You probably use digital assistants to help you cook dinner at night and plan your clothes for the next day. But are you taking advantage of the same technology to get more done during your work day? And do you know the etiquette of working with digital assistants?
We asked Robby Slaughter, productivity expert and principal at AccelaWork, a business consulting firm, what we all need to know about using digital assistants to get more done at work.
Know Your Options
There’s a whole new world of productivity tech on the market. Siri, OK Google and Cortana can help you make phone calls, set reminders or schedule appointments, and that’s a simple way to be more efficient, Slaughter says. “It’s faster to say ‘Siri, call Bob Smith on mobile on speaker’ than it is to unlock your phone, go to the contact records, and dig out his information.” But there are more powerful options as well.
Start looking at more impressive tools such as x.ai or Clara Labs, which are AI assistants that can schedule appointments with other people simply by copying them on an email, Slaughter says. “And if you really want to see AI at work, try something like Fin. This is a completely independent assistant that you can ask to do anything. Whatever the AI can’t figure out, humans behind the scenes can guide.”
Be Patient and Careful
As with any tool, there’s going to be a learning curve. “First, be patient,” Slaughter says. “This is an emerging technology that we are all struggling to understand. Just like other tools, it won’t always work.” As enhancements are pushed to market, Slaughter says that gives people an opportunity to “screw up with more calamity.” “Email is faster than postal mail, but we are much more likely to forget an attachment or make a typo,” he says. “Saying ‘OK Google, call Micah Bryan’ might end up ringing your ex-husband, Mike O’Brien. That’s a mistake you’d never make yourself.”
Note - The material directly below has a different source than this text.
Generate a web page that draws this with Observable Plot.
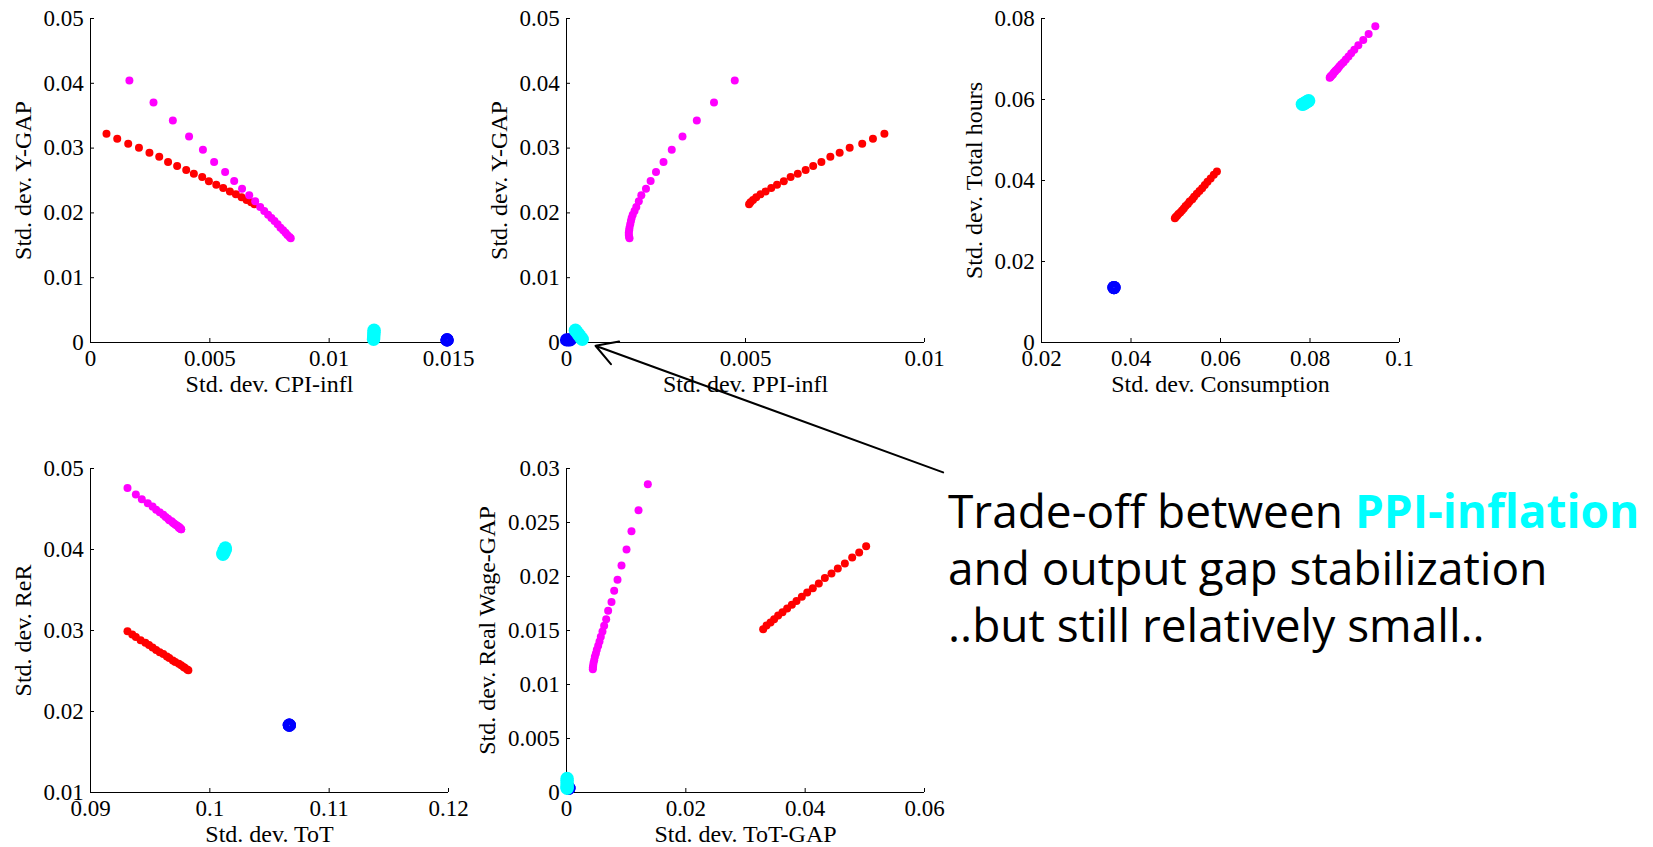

It’s also important to be transparent with other humans about what you’re using. “Instead of saying ‘My secretary, Adam, will schedule our appointment,’ type ‘I have an AI robot that I’m trying out for scheduling appointments,’” he recommends. “Your honesty will smooth most any problem you may have.”
Keep in mind that anything that attempts to look human is often going to be interpreted as human, Slaughter says, and that can lead to misunderstandings. “We were all annoyed when we first realized the signature on the form letter wasn’t authentic, and many of us will react when we discover we are talking to a machine,” he says. And just because it’s an AI-based platform doesn’t mean you can ignore security and privacy — follow the same rules you would when dealing with humans. “Don’t give a tool power to do something you wouldn’t normally do, like make a payment to literally anyone who asks.”
Keep an Eye Toward the Future
Slaughter says he expects AI tools to begin sharing their data and to become more powerful. “Right now these systems are mostly independent neural networks with their own training data,” he says. “But in the future, we’ll see centralized repositories as AI becomes a service, just like software, infrastructure, storage, and physical inventory space became a service.” Developers will be able to rent datacenters and hardware to run neural networks, making technology and the data behind it even more powerful.
The changes these advances can bring to the workplace will also change the way we work, so use the time you save wisely. “Productivity improvements make some work obsolete,” Slaughter says. “What are you doing now that a computer will be able to do for you? And if it is [doing it for you], what are you doing instead?”